Kaushik K, Wood E, Gonder J. Transp. Res. Rec. 2018; 2672(43): 1-11.

Affiliation

1Department of Civil and Environmental Engineering, University of Maryland, College Park, MD 2Transportation & Hydrogen Systems Center, National Renewable Energy Laboratory, Golden, CO, USA Corresponding Author: Address correspondence to Kartik Kaushik: kartikk@umd.edu

Copyright

(Copyright © 2018, Transportation Research Board, National Research Council, National Academy of Sciences USA, Publisher SAGE Publishing)

DOI

10.1177/0361198118758391

PMID

unavailable

Abstract

The advent of mobile devices with embedded global positioning systems has allowed commercial providers of real-time traffic data to develop highly accurate estimates of network-level vehicle speeds.
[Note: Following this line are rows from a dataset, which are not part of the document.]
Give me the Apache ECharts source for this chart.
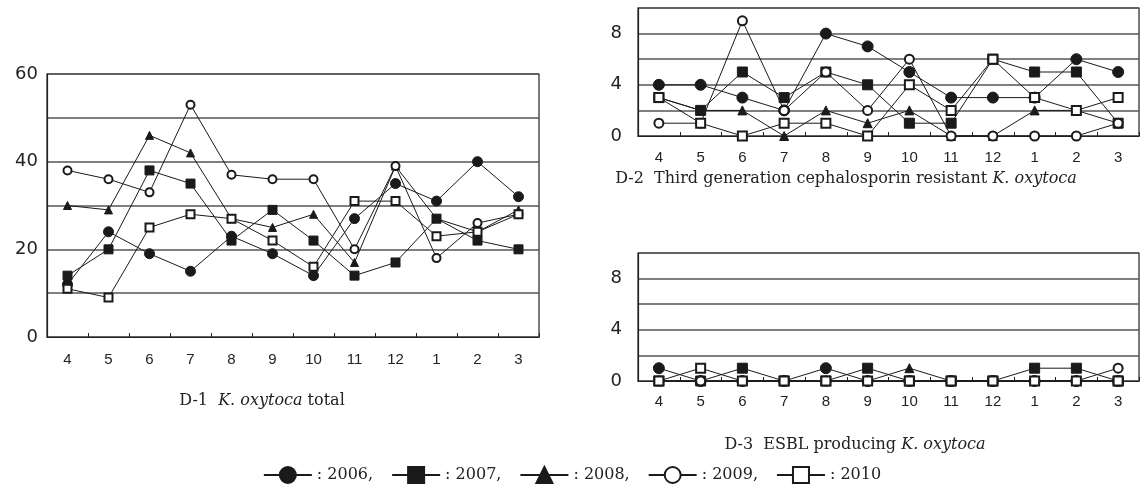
<!DOCTYPE html>
<html>
<head>
<meta charset="utf-8">
<script src="https://cdn.jsdelivr.net/npm/echarts@6/dist/echarts.min.js"></script>
<style>
    html, body { margin: 0; padding: 0; background: #fff; }
    #main { width: 1144px; height: 500px; }
</style>
</head>
<body>
<div id="main"></div>
<script>
/* ------------------------------------ 数据 ------------------------------------ */
let months = ['4', '5', '6', '7', '8', '9', '10', '11', '12', '1', '2', '3'];
let years = ['2006', '2007', '2008', '2009', '2010'];

// D-1 K. oxytoca total
let d1_2006 = [12, 24, 19, 15, 23, 19, 14, 27, 35, 31, 40, 32];
let d1_2007 = [14, 20, 38, 35, 22, 29, 22, 14, 17, 27, 22, 20];
let d1_2008 = [30, 29, 46, 42, 27, 25, 28, 17, 39, 27, 24, 29];
let d1_2009 = [38, 36, 33, 53, 37, 36, 36, 20, 39, 18, 26, 28];
let d1_2010 = [11, 9, 25, 28, 27, 22, 16, 31, 31, 23, 24, 28];

// D-2 Third generation cephalosporin resistant
let d2_2006 = [4, 4, 3, 2, 8, 7, 5, 3, 3, 3, 6, 5];
let d2_2007 = [3, 2, 5, 3, 5, 4, 1, 1, 6, 5, 5, 1];
let d2_2008 = [3, 2, 2, 0, 2, 1, 2, 0, 0, 2, 2, 1];
let d2_2009 = [1, 1, 9, 2, 5, 2, 6, 0, 0, 0, 0, 1];
let d2_2010 = [3, 1, 0, 1, 1, 0, 4, 2, 6, 3, 2, 3];

// D-3 ESBL producing
let d3_2006 = [1, 0, 0, 0, 1, 0, 0, 0, 0, 0, 0, 0];
let d3_2007 = [0, 0, 1, 0, 0, 1, 0, 0, 0, 1, 1, 0];
let d3_2008 = [0, 0, 0, 0, 0, 0, 1, 0, 0, 0, 0, 0];
let d3_2009 = [0, 0, 0, 0, 0, 0, 0, 0, 0, 0, 0, 1];
let d3_2010 = [0, 1, 0, 0, 0, 0, 0, 0, 0, 0, 0, 0];

// y 轴刻度
let d1Ticks = [0, 20, 40, 60];
let d2Ticks = [0, 4, 8];

/* ------------------------------------ 封装方法 ------------------------------------ */
let symbols = ['circle', 'rect', 'triangle', 'emptyCircle', 'emptyRect'];
let symbolSizes = [10, 9, 8, 8, 8];

let makeSeries = function (idx, list) {
    return list.map(function (data, i) {
        return {
            name: years[i],
            type: 'line',
            xAxisIndex: idx,
            yAxisIndex: idx,
            data: data,
            symbol: symbols[i],
            symbolSize: symbolSizes[i] + (idx === 0 ? 0 : 1),
            showAllSymbol: true,
            lineStyle: { color: '#1a1a1a', width: 1 },
            itemStyle: { color: '#1a1a1a', borderColor: '#1a1a1a', borderWidth: 1 },
            animation: false
        };
    });
};

let xAxisOf = function (idx, margin) {
    return {
        type: 'category',
        gridIndex: idx,
        data: months,
        boundaryGap: true,
        axisLine: { lineStyle: { color: '#222', width: 1.2 } },
        axisTick: { show: true, inside: true, length: 4, lineStyle: { color: '#222' } },
        axisLabel: { color: '#222', fontSize: 15, fontFamily: 'Liberation Sans', margin: margin }
    };
};

let yAxisOf = function (idx, max, interval, ticks, margin) {
    return {
        type: 'value',
        gridIndex: idx,
        min: 0,
        max: max,
        interval: interval,
        axisLine: { show: true, lineStyle: { color: '#222', width: 1.2 } },
        axisTick: { show: false },
        splitLine: { show: true, lineStyle: { color: '#555', width: 1.5 } },
        axisLabel: {
            color: '#222', fontSize: 18, fontFamily: 'DejaVu Sans', margin: margin,
            formatter: function (v) { return ticks.indexOf(v) >= 0 ? String(v) : ''; }
        }
    };
};

let titleOf = function (text, cx, top) {
    return {
        text: text,
        left: cx,
        top: top,
        textAlign: 'center',
        textStyle: {
            fontFamily: 'DejaVu Serif', fontSize: 16, fontWeight: 'normal', color: '#222',
            rich: {
                n: { fontFamily: 'DejaVu Serif', fontSize: 16, color: '#222' },
                i: { fontFamily: 'DejaVu Serif', fontSize: 16, fontStyle: 'italic', color: '#222' }
            }
        }
    };
};

/* ------------------------------------ 配置 ------------------------------------ */
let option = {
    backgroundColor: '#fff',
    animation: false,
    title: [
        titleOf('{n|D-1  }{i|K. oxytoca}{n| total}', 257, 388),
        titleOf('{n|D-2  Third generation cephalosporin resistant }{i|K. oxytoca}', 841, 166),
        titleOf('{n|D-3  ESBL producing }{i|K. oxytoca}', 850, 432)
    ],
    legend: {
        left: 'center',
        top: 461,
        itemWidth: 48,
        itemHeight: 20,
        itemGap: 18,
        data: years,
        formatter: function (name) { return ': ' + name + (name === '2010' ? '' : ','); },
        textStyle: { fontFamily: 'DejaVu Serif', fontSize: 16, color: '#222' }
    },
    grid: [
        { left: 47, top: 74, width: 492, height: 263, show: true, borderColor: '#222', borderWidth: 1.2 },
        { left: 638, top: 8, width: 501, height: 128, show: true, borderColor: '#222', borderWidth: 1.2 },
        { left: 638, top: 253, width: 501, height: 128, show: true, borderColor: '#222', borderWidth: 1.2 }
    ],
    xAxis: [xAxisOf(0, 15), xAxisOf(1, 14), xAxisOf(2, 13)],
    yAxis: [
        yAxisOf(0, 60, 10, d1Ticks, 9),
        yAxisOf(1, 10, 2, d2Ticks, 16),
        yAxisOf(2, 10, 2, d2Ticks, 16)
    ],
    series: [].concat(
        makeSeries(0, [d1_2006, d1_2007, d1_2008, d1_2009, d1_2010]),
        makeSeries(1, [d2_2006, d2_2007, d2_2008, d2_2009, d2_2010]),
        makeSeries(2, [d3_2006, d3_2007, d3_2008, d3_2009, d3_2010])
    )
};

let myChart = echarts.init(document.querySelector('#main'));
myChart.setOption(option);
</script>
</body>
</html>
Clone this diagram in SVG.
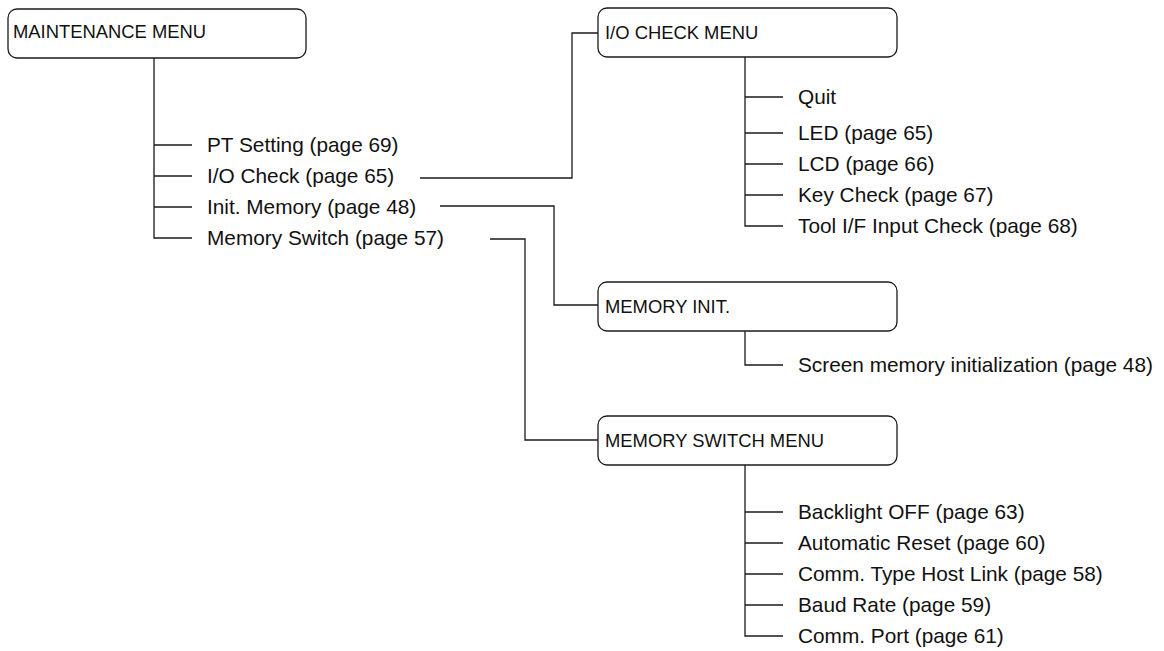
<svg xmlns="http://www.w3.org/2000/svg" width="1164" height="651" viewBox="0 0 1164 651">
<style>
.box{fill:#fff;stroke:#1a1a1a;stroke-width:1.3}
.lbl{font-family:"Liberation Sans",Arial,sans-serif;font-size:18.4px;fill:#111}
.itm{font-family:"Liberation Sans",Arial,sans-serif;font-size:20.8px;fill:#111}
.ln{fill:none;stroke:#1a1a1a;stroke-width:1.3}
</style>
<rect width="1164" height="651" fill="#fff"/>
<g id="connectors">
<path class="ln" d="M154 58V238H192M154 145H192M154 176H192M154 207H192"/>
<path class="ln" d="M420 178H572V33H598"/>
<path class="ln" d="M440 206H554V305H598"/>
<path class="ln" d="M490 239H525V440H598"/>
<path class="ln" d="M745 57V226H783M745 97H783M745 133H783M745 164H783M745 195H783"/>
<path class="ln" d="M745 331V365H783"/>
<path class="ln" d="M745 465V636H783M745 512H783M745 543H783M745 574H783M745 605H783"/>
</g>
<g id="maintenance-menu">
<rect class="box" x="8" y="9" width="298" height="49" rx="9"/>
<text class="lbl" x="13" y="38">MAINTENANCE MENU</text>
</g>
<g id="main-items">
<text class="itm" x="207" y="152">PT Setting (page 69)</text>
<text class="itm" x="207" y="183">I/O Check (page 65)</text>
<text class="itm" x="207" y="214">Init. Memory (page 48)</text>
<text class="itm" x="207" y="245">Memory Switch (page 57)</text>
</g>
<g id="io-check-menu">
<rect class="box" x="598" y="8" width="299" height="49" rx="9"/>
<text class="lbl" x="605" y="39">I/O CHECK MENU</text>
</g>
<g id="io-items">
<text class="itm" x="798" y="104">Quit</text>
<text class="itm" x="798" y="140">LED (page 65)</text>
<text class="itm" x="798" y="171">LCD (page 66)</text>
<text class="itm" x="798" y="202">Key Check (page 67)</text>
<text class="itm" x="798" y="233">Tool I/F Input Check (page 68)</text>
</g>
<g id="memory-init">
<rect class="box" x="598" y="282" width="299" height="49" rx="9"/>
<text class="lbl" x="605" y="313">MEMORY INIT.</text>
</g>
<g id="memory-init-items">
<text class="itm" x="798" y="372">Screen memory initialization (page 48)</text>
</g>
<g id="memory-switch-menu">
<rect class="box" x="598" y="416" width="299" height="49" rx="9"/>
<text class="lbl" x="605" y="447">MEMORY SWITCH MENU</text>
</g>
<g id="memory-switch-items">
<text class="itm" x="798" y="519">Backlight OFF (page 63)</text>
<text class="itm" x="798" y="550">Automatic Reset (page 60)</text>
<text class="itm" x="798" y="581">Comm. Type Host Link (page 58)</text>
<text class="itm" x="798" y="612">Baud Rate (page 59)</text>
<text class="itm" x="798" y="643">Comm. Port (page 61)</text>
</g>
</svg>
Traffic speed data have far outpaced the availability and accuracy of real-time traffic volume information. Limited to a relatively small number of permanent and temporary traffic counters in any city, traffic volumes typically only cover a handful of roadways, with inconsistent temporal resolution. This work addressed this data gap by coupling a commercial data set of typical traffic speeds (by roadway and time of week) from TomTom to the U.S. Federal Highway Administration's Highway Performance Monitoring System database of annual average daily traffic (AADT) counts by roadway. This work is technically novel in its solution for establishing a national crosswalk between independent network geometries using spatial conflation and big data techniques. The resulting product is a national data set providing traffic speed and volume estimates under typical conditions for all U.S. roadways with AADT values.